心理学家已经证明,重复,再重复,人们就会受骗上当。甚至还有这样的发现:如果一个人无数次地告诉你,某件事是真的,那么你很可能得出结论,这个人的意见也是大多数人的意见,尽管其他人从来没有对此发表过意见。人们倾向于认为熟悉的就是好的,这乃是某种心理捷径。例如,有一个被称为“熟悉效应”的奇怪现象:人们之所以喜爱名画,与其说是因为画美,倒不如说是因为人们对这些画比较熟悉。
从人类祖先的角度来看,对熟悉事物的偏向完全是合情合理的。马库斯指出,我们的曾曾曾曾曾祖母所熟悉的不会损害她,而她所不熟悉的却可能会害了她,两相比较,前者是一个更为安全的赌注。“以通常的方式选择熟悉的事物,我们的祖先非常适应于对熟悉事物的偏爱:喜欢一般事物的生物比对新奇事物有极端偏好的生物拥有更多的后代。”
但我们对熟悉事物的依赖大有问题,特别是我们往往认识不到,它对我们的理性决策所能造成的影响十分巨大。比如,即使没有充分根据的资料来证明现行政策有用,人们也倾向于选择已有的社会政策而不是还未推行的政策。人们只是简单地设想,存在的就是合理的,而不是去分析代价和利益。
而且,我们经受越多的恐吓,就越趋向于固守熟悉。人在受到威胁时往往比平素更加重视自己的群体、目标和价值观。人们会对和自己同信仰或同种族的人比平常更为友善,但更加否定圈外人。危机发生时,所有人都倾向于对少数族群持否定态度;稀奇的是,这不单适用于多数人群体中的成员,甚至自己就是少数人群体一员的人也这样想。

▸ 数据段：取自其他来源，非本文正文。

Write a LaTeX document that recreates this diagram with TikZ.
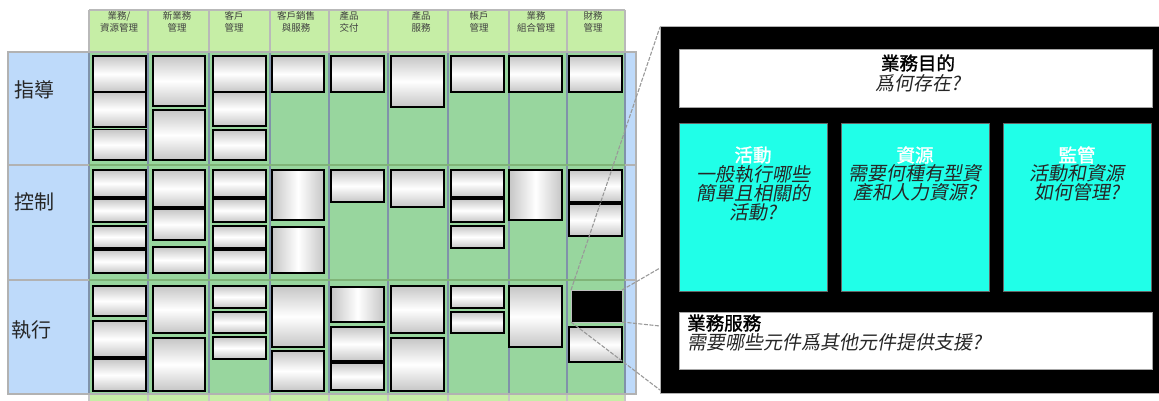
\documentclass[tikz,border=0pt]{standalone}
\usepackage{fontspec}
\setmainfont{Noto Sans CJK TC}
\newfontfamily\cjkit[FakeSlant=0.18]{Noto Sans CJK TC}
\newfontfamily\cjkbf[FakeBold=1.5]{Noto Sans CJK TC}
\definecolor{hdrgreen}{RGB}{198,238,166}
\definecolor{bodygreen}{RGB}{152,214,158}
\definecolor{rowblue}{RGB}{190,218,250}
\definecolor{sepblue}{RGB}{128,146,170}
\definecolor{divgreen}{RGB}{128,180,120}
\definecolor{aqua}{RGB}{32,255,232}
\tikzset{
 gb/.style={draw=black,line width=1.3pt,top color=gray!45,bottom color=gray!45,middle color=white},
 gbh/.style={draw=black,line width=1.3pt,left color=gray!45,right color=gray!45,middle color=white},
 hdr/.style={align=center,font=\fontsize{9.5}{12}\selectfont,text=black!75,inner sep=0pt},
 rowlab/.style={anchor=west,font=\fontsize{20}{22}\selectfont,text=black!85,inner sep=0pt},
 zoomline/.style={draw=gray!80,line width=1.1pt,dash pattern=on 4pt off 1.5pt},
 panelbox/.style={fill=white,draw=gray!70,line width=0.8pt,anchor=north west,inner sep=0pt,outer sep=0pt},
 aquabox/.style={fill=aqua,draw=black!60,line width=0.6pt,anchor=north west,inner sep=0pt,outer sep=0pt,minimum width=148pt,minimum height=168pt},
 ttl/.style={font=\cjkbf\fontsize{18.5}{20}\selectfont,inner sep=0pt},
 qtxt/.style={font=\cjkit\fontsize{19}{19}\selectfont,text=black!85,inner sep=0pt,align=center},
}
\newcommand\gbox[5][gb]{\path[#1] (#2,#3) rectangle (#4,#5);}
\begin{document}
\begin{tikzpicture}[x=1pt,y=-1pt]
\useasboundingbox (0,0) rectangle (1159,401);
% blue row band
\fill[rowblue] (8,52) rectangle (636,394);
% columns
\foreach \xa/\xb in {89/148,148/209,209/270,270/329,329/388,388/448,448/509,509/567,567/625}{
  \fill[hdrgreen] (\xa,10) rectangle (\xb,401);
  \fill[bodygreen] (\xa,52) rectangle (\xb,394);
}
\draw[gray!55,line width=1.5pt] (89,10) -- (625,10);
\foreach \xx in {89,148,209,270,329,388,448,509,567,625}{
  \draw[gray!55,line width=2pt] (\xx,10) -- (\xx,52);
  \draw[sepblue,line width=2.5pt] (\xx,52) -- (\xx,394);
  \draw[gray!45,line width=2pt] (\xx,394) -- (\xx,401);
}
% row band outline and dividers
\draw[gray!60,line width=1.5pt] (8,52) rectangle (636,394);
\foreach \yy in {165,280}{
  \draw[gray!60,line width=2pt] (8,\yy) -- (89,\yy);
  \draw[divgreen,line width=2pt] (89,\yy) -- (625,\yy);
  \draw[gray!60,line width=2pt] (625,\yy) -- (636,\yy);
}
% header labels
\node[hdr] (h1) at (119,22) {業務/\\資源管理};
\node[hdr] (h2) at (177,22) {新業務\\管理};
\node[hdr] (h3) at (234,22) {客戶\\管理};
\node[hdr] (h4) at (296,22) {客戶銷售\\與服務};
\node[hdr] (h5) at (349,22) {產品\\交付};
\node[hdr] (h6) at (421,22) {產品\\服務};
\node[hdr] (h7) at (479,22) {帳戶\\管理};
\node[hdr] (h8) at (536,22) {業務\\組合管理};
\node[hdr] (h9) at (593,22) {財務\\管理};
% row labels
\node[rowlab] (r1) at (14,90) {指導};
\node[rowlab] (r2) at (14,202) {控制};
\node[rowlab] (r3) at (11,330) {執行};
% boxes: row 1
\gbox{93}{56}{146}{92}\gbox{93}{92}{146}{127}\gbox{93}{129.5}{146}{160}
\gbox{153}{56}{205}{106}\gbox{153}{110}{205}{160}
\gbox{213}{56}{266}{92}\gbox{213}{92}{266}{126}\gbox{213}{130}{266}{160}
\gbox{272}{56}{324}{92}
\gbox{331}{56}{384}{92}
\gbox{391}{56}{444}{107}
\gbox{451}{56}{504}{92}
\gbox{509}{56}{562}{92}
\gbox{569}{56}{622}{92}
% row 2
\gbox{93}{170}{146}{197}\gbox{93}{199}{146}{222}\gbox{93}{226}{146}{248}\gbox{93}{250}{146}{273}
\gbox{153}{170}{205}{207}\gbox{153}{209}{205}{240}\gbox{153}{247}{205}{273}
\gbox{213}{170}{266}{197}\gbox{213}{199}{266}{222}\gbox{213}{226}{266}{248}\gbox{213}{250}{266}{273}
\gbox[gbh]{272}{170}{324}{220}\gbox[gbh]{272}{227}{324}{273}
\gbox{331}{170}{384}{202}
\gbox{391}{170}{444}{207}
\gbox{451}{170}{504}{197}\gbox{451}{199}{504}{222}\gbox{451}{226}{504}{248}
\gbox[gbh]{509}{170}{562}{220}
\gbox{569}{170}{622}{202}\gbox{569}{204}{622}{236}
% row 3
\gbox{93}{286}{146}{316}\gbox{93}{321}{146}{357}\gbox{93}{359}{146}{391}
\gbox{153}{286}{205}{333}\gbox{153}{338}{205}{391}
\gbox{213}{286}{266}{308}\gbox{213}{312}{266}{333}\gbox{213}{337}{266}{359}
\gbox{272}{286}{324}{347}\gbox{272}{351}{324}{391}
\gbox[gbh]{331}{287}{384}{322}\gbox{331}{327}{384}{361}\gbox{331}{363}{384}{390}
\gbox{391}{286}{444}{333}\gbox{391}{338}{444}{391}
\gbox{451}{286}{504}{308}\gbox{451}{312}{504}{333}
\gbox{509}{286}{562}{347}
\gbox{569}{327}{622}{362}
\node[fill=black,draw=gray!50,line width=0.8pt,anchor=north west,inner sep=0pt,outer sep=0pt,minimum width=51pt,minimum height=32pt] (bb) at (571,290) {};
% big panel
\node[fill=black,draw=gray!60,line width=1pt,anchor=north west,inner sep=0pt,outer sep=0pt,minimum width=505pt,minimum height=366pt] (panel) at (660,27) {};
\coordinate (z2) at (660,268);
\coordinate (z3) at (660,326);
\coordinate (z4) at (660,390);
\draw[zoomline] (bb.north west) -- (panel.north west);
\draw[zoomline] (bb.north east) -- (z2);
\draw[zoomline] (bb.south east) -- (z3);
\draw[zoomline] (bb.south west) -- (z4);
\node[panelbox,minimum width=473pt,minimum height=58pt] (purpose) at (679,49) {};
\node[aquabox] (act) at (679,123) {};
\node[aquabox] (res) at (841,123) {};
\node[aquabox] (gov) at (1003,123) {};
\node[panelbox,minimum width=473pt,minimum height=57pt] (svc) at (679,312) {};
% panel texts
\node[ttl] (ptitle) at (918,63) {業務目的};
\node[qtxt] (pq) at (918,83) {爲何存在?};
\node[ttl,text=white] (t1) at (753,155) {活動};
\node[qtxt] (q1) at (753,193) {一般執行哪些\\簡單且相關的\\活動?};
\node[ttl,text=white] (t2) at (915,155) {資源};
\node[qtxt] (q2) at (915,183) {需要何種有型資\\產和人力資源?};
\node[ttl,text=white] (t3) at (1077,155) {監管};
\node[qtxt] (q3) at (1077,183) {活動和資源\\如何管理?};
\node[ttl,anchor=west] (st) at (687,323) {業務服務};
\node[qtxt,anchor=west] (sq) at (687,342) {需要哪些元件爲其他元件提供支援?};
\end{tikzpicture}
\end{document}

这种“只不过是熟悉”效应发展到极端,人们甚至会喜欢、或者至少是接受可能威胁到他们自身利益的统治体系。心理学家约翰·约斯特就指出,“在封建制度、十字军讨伐运动、奴隶制度、种族隔离制度和塔利班政权下生活的很多人认为他们的体制有缺点但在精神上是可立足的,(甚至有时)比其他可预想的选择更好”。